Помни, помни. Это только начало. Это только начало.
Еще длинный и кровавый путь надо пройти.
Надо пройти.
Помни, помни. Враг силен.
Он здесь. Здесь.
Помни, помни.
Точка.
Кончилась первая часть симфонии.
Она продолжалась тридцать минут, но мне показалось, что прошло минуты три-четыре.
Я поднял голову и увидел пустой Колонный зал и эстраду, тесно заполненную большим оркестром. Самосуд, вытирая лоб платком, объяснял что-то концертмейстеру.
Посредине пустого зала, где-то в десятом или двадцатом ряду, опершись о спинку стула, сидел очень бледный и очень худой человек с острым носом, в больших светлых роговых очках, с ученическим, чуть рыжеватым вихром на макушке. Вдруг он вскочил и, зацепившись за стул, как-то косо пошел, почти побежал к оркестру. Он с хода остановился у подножья дирижерского пульта. Самосуд наклонился, и они принялись горячо разговаривать.

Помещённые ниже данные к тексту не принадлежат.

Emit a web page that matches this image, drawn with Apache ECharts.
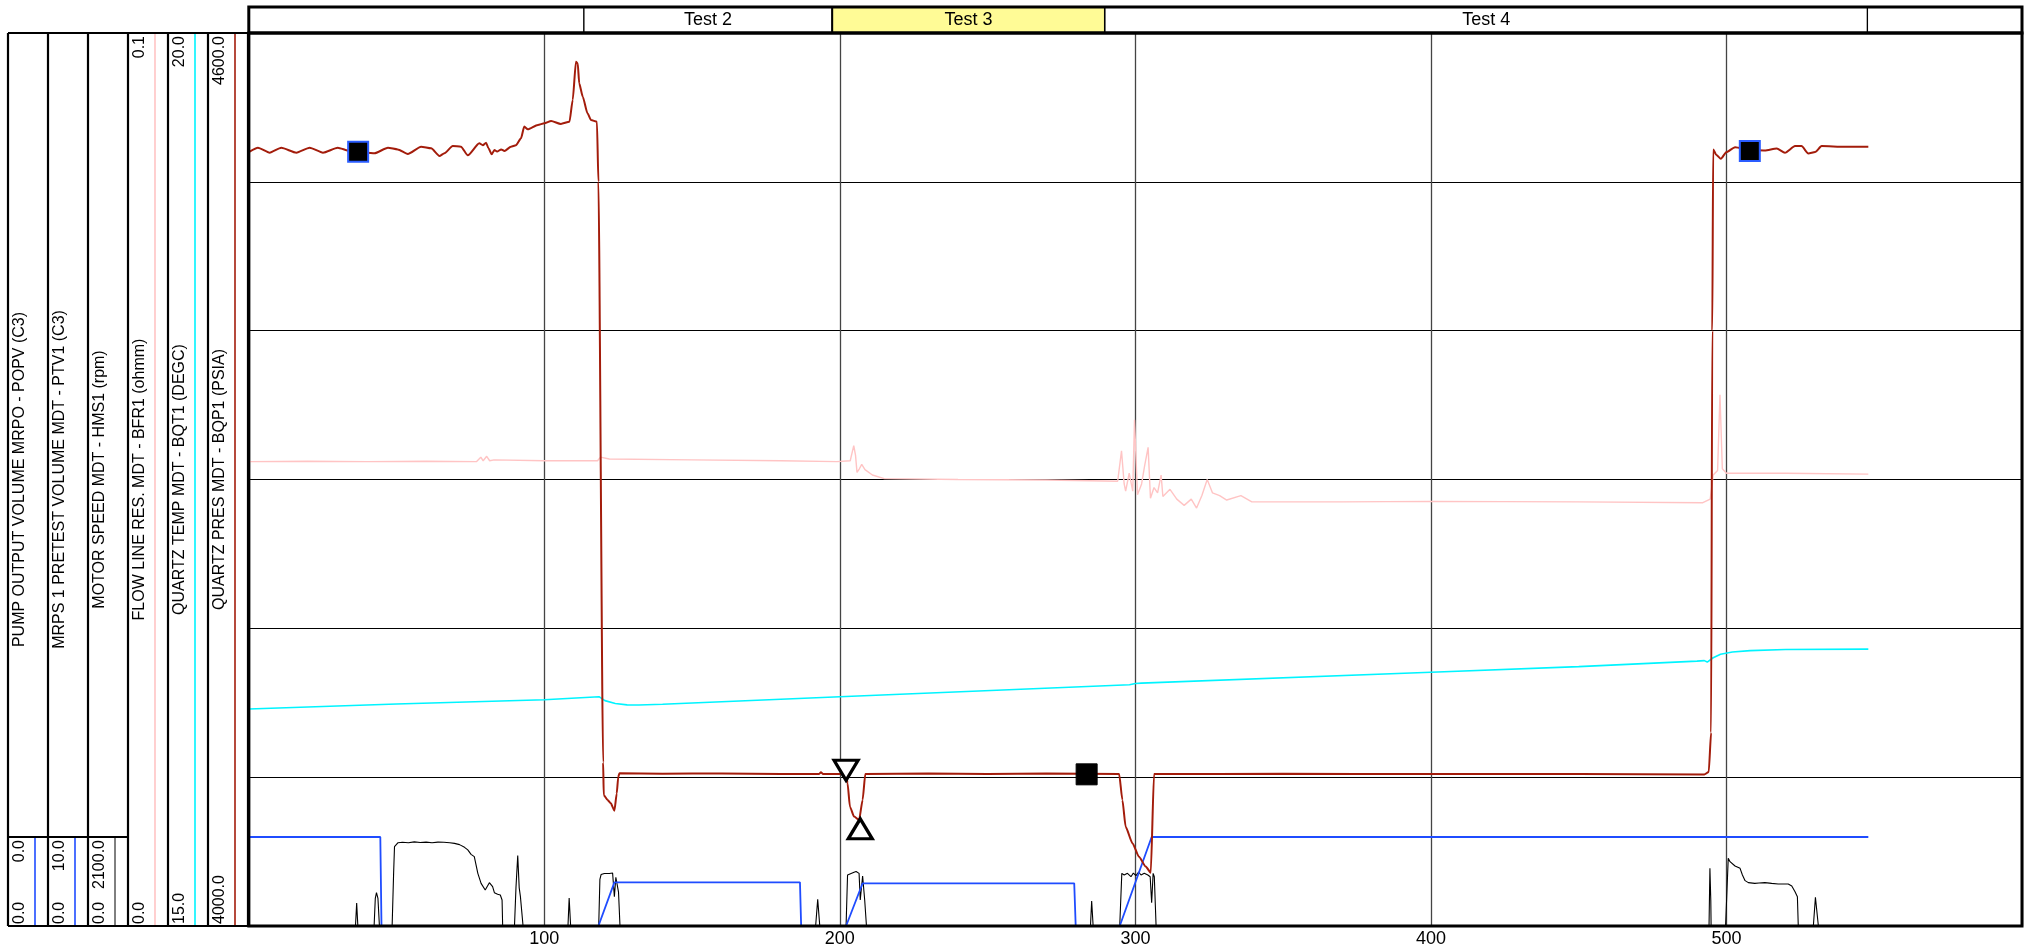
<!DOCTYPE html>
<html><head><meta charset="utf-8">
<script src="https://cdn.jsdelivr.net/npm/echarts@6/dist/echarts.min.js"></script>
<style>html,body{margin:0;padding:0;background:#fff}#c{width:2026px;height:950px}</style>
</head><body><div id="c"></div>
<script>
// ---------------- DATA ----------------
// Quartz pressure (PSIA)
const presData = [[0.3,4520.3],[3.1,4522.9],[7.05,4519.6],[11.0,4522.9],[16.1,4519.6],[20.6,4522.9],[25.1,4519.6],[30.1,4522.9],[34,4520.8],[37,4520.2],[40,4519.6],[42.5,4519.2],[47.1,4522.9],[50.4,4521.8],[53.8,4518.7],[58.3,4523.6],[61.7,4522.5],[64.5,4517.4],[66.2,4519.2],[69.0,4524.1],[71.8,4523.6],[74.1,4517.8],[78.0,4525.9],[79.2,4524.6],[80.3,4526.3],[81.1,4522.5],[82.2,4518.5],[83.1,4521.4],[84.0,4520.3],[85.4,4521.8],[86.5,4520.7],[88.7,4523.6],[90.4,4524.6],[92.1,4529.2],[93.2,4537.1],[94.4,4535.3],[97.8,4538.2],[100.0,4539.3],[102.3,4540.9],[105.6,4538.9],[108.5,4540.4],[109.6,4555.0],[110.7,4580.7],[111.3,4579.6],[111.8,4566.2],[113.0,4557.2],[114.6,4546.0],[115.8,4541.5],[117.8,4540.4],[118.3,4500],[119.9,4110],[120.1,4088.0],[121.4,4084.7],[122.5,4082.4],[123.7,4077.5],[124.5,4089.1],[125.0,4100],[125.4,4102.6],[140,4102.3],[160,4102.5],[180,4102.2],[193.0,4102.2],[193.6,4103.3],[194.3,4102.1],[202.1,4102.1],[202.6,4095.9],[203.4,4080.2],[204.8,4073.5],[206.5,4071.2],[207.7,4084.7],[208.6,4102.1],[230,4102.4],[250,4102.2],[270,4102.4],[294.5,4102.1],[295.6,4084.7],[296.7,4066.7],[299.0,4055.6],[301.2,4046.6],[303.5,4039.9],[305.2,4035.8],[306.3,4102.1],[350,4102.3],[400,4102.1],[450,4102.2],[492.5,4101.8],[494.0,4103.5],[494.8,4130],[495.2,4400],[495.5,4521.7],[496.6,4518],[498.1,4515.5],[500,4520],[502.9,4523.3],[508.2,4521.3],[513,4521.1],[517,4522.4],[519.8,4519.5],[523.2,4524],[525.4,4524],[527.7,4519],[530,4520],[532.2,4524],[540,4523.6],[548,4523.5]];
// Quartz temperature (DEGC)
const tempData = [[0,16.215],[50,16.243],[100,16.267],[118.5,16.284],[120.5,16.262],[124,16.246],[128,16.238],[132,16.237],[140,16.242],[200,16.284],[298,16.351],[300,16.358],[302,16.360],[400,16.421],[450,16.452],[490,16.483],[492.5,16.486],[493.5,16.478],[495.5,16.502],[498,16.522],[502,16.534],[508,16.542],[520,16.548],[548,16.550]];
// Flow line resistivity (ohmm)
const flowData = [[0,0.0520],[20,0.05205],[40,0.0520],[60,0.05205],[77,0.0520],[78.5,0.0525],[79.3,0.0521],[80.5,0.0526],[81.5,0.0521],[83,0.0522],[100,0.0521],[118,0.0521],[119,0.0525],[122,0.0523],[150,0.0522],[180,0.0521],[199,0.0520],[203.5,0.0521],[204.7,0.0538],[205.3,0.0527],[205.8,0.0508],[206.6,0.0512],[207.4,0.0517],[208.5,0.0511],[211,0.0505],[215,0.0501],[240,0.0500],[270,0.04995],[294,0.0498],[295.3,0.0532],[296.2,0.0495],[296.7,0.0487],[297.9,0.0507],[299.1,0.0487],[299.7,0.0567],[300.7,0.0483],[302.1,0.0495],[303.1,0.0515],[304.3,0.0536],[305.1,0.0479],[306.3,0.0491],[307.5,0.0485],[308.7,0.0505],[309.3,0.0481],[311.7,0.0489],[314,0.0478],[316.5,0.0471],[318.9,0.0478],[320.7,0.0468],[322.5,0.0482],[324.3,0.0500],[326.1,0.0485],[328.5,0.0482],[330.9,0.0477],[335.7,0.0482],[339.4,0.0475],[370,0.0475],[400,0.04755],[450,0.0475],[492,0.0474],[494.5,0.0478],[495.5,0.0505],[497,0.0510],[497.8,0.0595],[498.6,0.0512],[500,0.0507],[520,0.0507],[548,0.0506]];
// Pump output volume (C3)
const pumpData = [[0,0.04],[44.5,0.04],[44.9,0],[294.7,0],[305.5,0.04],[548,0.04]];
// Pretest volume (C3)
const pretestData = [[0,0],[118.3,0],[123.7,4.9],[186.5,4.9],[186.9,0],[202.1,0],[207.7,4.8],[279.3,4.8],[279.8,0],[548,0]];
// Motor speed (rpm)
const motorData = [[0,0],[36.1,0],[36.5,540],[36.9,0],[42.4,0],[42.8,650],[43.2,790],[43.7,650],[44.2,0],[48.5,0],[49.0,1242],[49.3,1872],[49.9,1911],[50.5,1966],[52,1975],[54,1966],[56,1985],[58,1970],[60,1980],[62,1966],[64,1980],[66,1975],[68,1966],[69.6,1950],[71.3,1920],[73.0,1856],[74.1,1797],[75.2,1691],[76.3,1636],[77.5,1242],[78.6,1006],[80.0,849],[80.6,826],[81.4,1022],[82.0,1046],[82.5,928],[83.1,786],[84.2,747],[85.1,731],[85.7,613],[85.9,0],[89.9,0],[90.4,900],[91.0,1665],[91.5,900],[91.9,700],[92.3,680],[92.8,0],[108.0,0],[108.4,659],[108.9,0],[118.4,0],[118.8,1100],[119.2,1213],[120.3,1240],[122,1240],[123.1,1250],[123.7,692],[124.2,1150],[124.6,1148],[125.1,800],[125.6,0],[191.8,0],[192.5,629],[193.2,0],[202.1,0],[202.6,1203],[203.1,1242],[204.8,1267],[205.5,1285],[206.5,1242],[206.9,613],[207.7,1180],[208.2,1160],[208.4,613],[209.0,0],[284.8,0],[285.2,590],[285.7,0],[294.7,0],[295.4,1242],[296.2,1203],[297.3,1242],[298.5,1163],[299.3,1250],[300.2,1187],[301.1,1274],[301.9,1203],[303.0,1242],[304.2,1203],[305.0,1163],[305.5,550],[306.0,1242],[306.4,1163],[307.0,0],[494.1,0],[494.4,1361],[494.7,600],[494.8,0],[499.7,0],[500.6,1597],[501.2,1518],[502.9,1416],[504.6,1361],[505.4,1203],[506.3,1070],[507.4,1023],[509.6,1006],[511,1015],[513.0,1023],[515.3,1006],[517.5,991],[520.9,991],[522.1,944],[523.2,810],[524.0,692],[524.3,0],[529.4,0],[530.1,676],[531.1,0],[548,0]];
// Event markers on the pressure curve
const markerX = [37.0, 507.9, 202.1, 206.9, 283.5];
const markerY = [4520.2, 4520.8, 4104.6, 4065.3, 4101.9];
const markerKind = ['blueSquare', 'blueSquare', 'down', 'up', 'square'];
// Header test intervals
const testBounds = [0, 113.4, 197.4, 289.7, 547.7, 600];
const testNames = ['', 'Test 2', 'Test 3', 'Test 4', ''];
// Axis ranges / titles of the six tracks
const trackTitles = ['PUMP OUTPUT VOLUME MRPO - POPV (C3)', 'MRPS 1 PRETEST VOLUME MDT - PTV1 (C3)', 'MOTOR SPEED MDT - HMS1 (rpm)', 'FLOW LINE RES. MDT - BFR1 (ohmm)', 'QUARTZ TEMP MDT - BQT1 (DEGC)', 'QUARTZ PRES MDT - BQP1 (PSIA)'];
const trackMin = [0, 0, 0, 0, 15, 4000];
const trackMax = [0.04, 10, 2100, 0.1, 20, 4600];
const xTicks = [0, 100, 200, 300, 400, 500, 600];

// ---------------- LAYOUT / STYLE ----------------
const W = 2026, H = 950;
const PL = 248.8, PRt = 2022, PT = 33, PBt = 926, SUBT = 837, HT = 7;
const FONT = 'Liberation Sans, Arial, Helvetica, sans-serif';
const RED = '#a31c0b', CYAN = '#00f4ff', PINK = '#ffc4c4', BLUE = '#1f4cff';
const trackColor = [BLUE, BLUE, '#000', PINK, CYAN, RED];
const trackFull = [false, false, false, true, true, true];

const chart = echarts.init(document.getElementById('c'), null, {renderer: 'canvas'});

const markerData = markerX.map((x, i) => {
  const k = markerKind[i];
  if (k === 'blueSquare') return {value: [x, markerY[i]], symbol: 'rect', symbolSize: 20, itemStyle: {color: '#000', borderColor: '#2a5cff', borderWidth: 2, opacity: 1}};
  if (k === 'square') return {value: [x, markerY[i]], symbol: 'rect', symbolSize: 21, itemStyle: {color: '#000', borderColor: '#000', borderWidth: 1, opacity: 1}};
  return {value: [x, markerY[i]], symbol: 'triangle', symbolSize: [24, 20], symbolRotate: k === 'down' ? 180 : 0, itemStyle: {color: '#fff', borderColor: '#000', borderWidth: 3.2, opacity: 1}};
});

const headerAreas = testNames.map((n, i) => [
  {name: n, xAxis: testBounds[i], itemStyle: {color: n === 'Test 3' ? '#fffb96' : '#fff', borderColor: '#000', borderWidth: n === 'Test 3' ? 2 : 1.2, opacity: 1}},
  {xAxis: testBounds[i + 1]}
]);

// left panel graphics
const g = [];
const colL = i => 8 + 40 * i;
for (let i = 0; i <= 6; i++) {
  g.push({type: 'line', z: 50, shape: {x1: colL(i), y1: PT, x2: colL(i), y2: PBt}, style: {stroke: '#000', lineWidth: 2.2}});
}
g.push({type: 'line', z: 50, shape: {x1: 8, y1: PT, x2: PL, y2: PT}, style: {stroke: '#000', lineWidth: 2}});
g.push({type: 'line', z: 50, shape: {x1: 8, y1: PBt, x2: PL, y2: PBt}, style: {stroke: '#000', lineWidth: 2}});
g.push({type: 'line', z: 50, shape: {x1: 8, y1: SUBT, x2: colL(3), y2: SUBT}, style: {stroke: '#000', lineWidth: 2}});
for (let i = 0; i < 6; i++) {
  const cx = colL(i) + 27;
  const y1 = trackFull[i] ? PT : SUBT;
  g.push({type: 'line', z: 49, shape: {x1: cx, y1: y1, x2: cx, y2: PBt}, style: {stroke: trackColor[i], lineWidth: i === 2 ? 1 : 1.6}});
  const tx = colL(i) + 12;
  g.push({type: 'text', z: 51, x: tx, y: (PT + PBt) / 2, rotation: Math.PI / 2, style: {text: trackTitles[i], font: '16px ' + FONT, fill: '#000', align: 'center', verticalAlign: 'middle'}});
  g.push({type: 'text', z: 51, x: tx, y: PBt - 2, rotation: Math.PI / 2, style: {text: trackMin[i].toFixed(1), font: '16px ' + FONT, fill: '#000', align: 'left', verticalAlign: 'middle'}});
  g.push({type: 'text', z: 51, x: tx, y: (trackFull[i] ? PT : SUBT) + 3, rotation: Math.PI / 2, style: {text: trackMax[i].toFixed(1), font: '16px ' + FONT, fill: '#000', align: 'right', verticalAlign: 'middle'}});
}
// frames on top of curves
g.push({type: 'rect', z: 60, shape: {x: PL, y: PT, width: PRt - PL, height: PBt - PT}, style: {fill: null, stroke: '#000', lineWidth: 3}});
g.push({type: 'rect', z: 60, shape: {x: PL, y: HT, width: PRt - PL, height: PT - HT}, style: {fill: null, stroke: '#000', lineWidth: 3}});

const lineBase = {type: 'line', showSymbol: false, symbol: 'none', silent: true, animation: false};

chart.setOption({
  animation: false,
  backgroundColor: '#fff',
  grid: [
    {left: PL, right: W - PRt, top: PT, bottom: H - PBt},
    {left: PL, right: W - PRt, top: SUBT, bottom: H - PBt},
    {left: PL, right: W - PRt, top: HT, bottom: H - PT}
  ],
  xAxis: [
    {gridIndex: 0, type: 'value', min: xTicks[0], max: xTicks[xTicks.length - 1], interval: xTicks[1] - xTicks[0],
      axisLine: {show: false}, axisTick: {show: false},
      axisLabel: {show: true, showMinLabel: false, showMaxLabel: false, color: '#000', fontSize: 18, fontFamily: FONT, margin: 4},
      splitLine: {show: true, lineStyle: {color: '#444', width: 1.3}}},
    {gridIndex: 1, type: 'value', min: 0, max: 600, show: false},
    {gridIndex: 2, type: 'value', min: 0, max: 600, show: false}
  ],
  yAxis: [
    {gridIndex: 0, type: 'value', min: trackMin[5], max: trackMax[5], interval: 100, axisLine: {show: false}, axisTick: {show: false}, axisLabel: {show: false},
      splitLine: {show: true, lineStyle: {color: '#000', width: 1.1}}},
    {gridIndex: 0, type: 'value', min: trackMin[4], max: trackMax[4], show: false},
    {gridIndex: 0, type: 'value', min: trackMin[3], max: trackMax[3], show: false},
    {gridIndex: 1, type: 'value', min: trackMin[0], max: trackMax[0], show: false},
    {gridIndex: 1, type: 'value', min: trackMin[1], max: trackMax[1], show: false},
    {gridIndex: 1, type: 'value', min: trackMin[2], max: trackMax[2], show: false},
    {gridIndex: 2, type: 'value', min: 0, max: 1, show: false}
  ],
  series: [
    Object.assign({}, lineBase, {name: 'FLOW LINE RES.', xAxisIndex: 0, yAxisIndex: 2, data: flowData, z: 3, lineStyle: {color: PINK, width: 1.4}}),
    Object.assign({}, lineBase, {name: 'QUARTZ TEMP', xAxisIndex: 0, yAxisIndex: 1, data: tempData, z: 4, lineStyle: {color: CYAN, width: 1.6}}),
    Object.assign({}, lineBase, {name: 'MOTOR SPEED', xAxisIndex: 1, yAxisIndex: 5, data: motorData, z: 4, lineStyle: {color: '#000', width: 1.1}}),
    Object.assign({}, lineBase, {name: 'PUMP OUTPUT VOLUME', xAxisIndex: 1, yAxisIndex: 3, data: pumpData, z: 5, lineStyle: {color: BLUE, width: 1.8}}),
    Object.assign({}, lineBase, {name: 'PRETEST VOLUME', xAxisIndex: 1, yAxisIndex: 4, data: pretestData, z: 5, lineStyle: {color: BLUE, width: 1.8}}),
    Object.assign({}, lineBase, {name: 'QUARTZ PRES', xAxisIndex: 0, yAxisIndex: 0, data: presData, z: 6, smooth: 0.2, smoothMonotone: 'x', lineStyle: {color: RED, width: 2}}),
    {type: 'scatter', name: 'events', xAxisIndex: 0, yAxisIndex: 0, data: markerData, z: 10, silent: true, animation: false, itemStyle: {opacity: 1}},
    {type: 'line', name: 'tests', xAxisIndex: 2, yAxisIndex: 6, data: [], silent: true,
      markArea: {silent: true, label: {show: true, position: 'inside', formatter: '{b}', color: '#000', fontSize: 18, fontFamily: FONT}, data: headerAreas}}
  ],
  graphic: {elements: g}
});
</script>
</body></html>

Это был Дмитрий Шостакович.
Прелесть музыки в том, что она дает человеку полную свободу восприятия. И даже так называемая программная музыка, иногда восхищая человека и доставляя ему наслаждение, заставляет его тщетно отыскивать и не находить эту самую программу. Но я никогда еще не слышал произведения с такой ясной, определенной и твердой программой, как Седьмая симфония Шостаковича.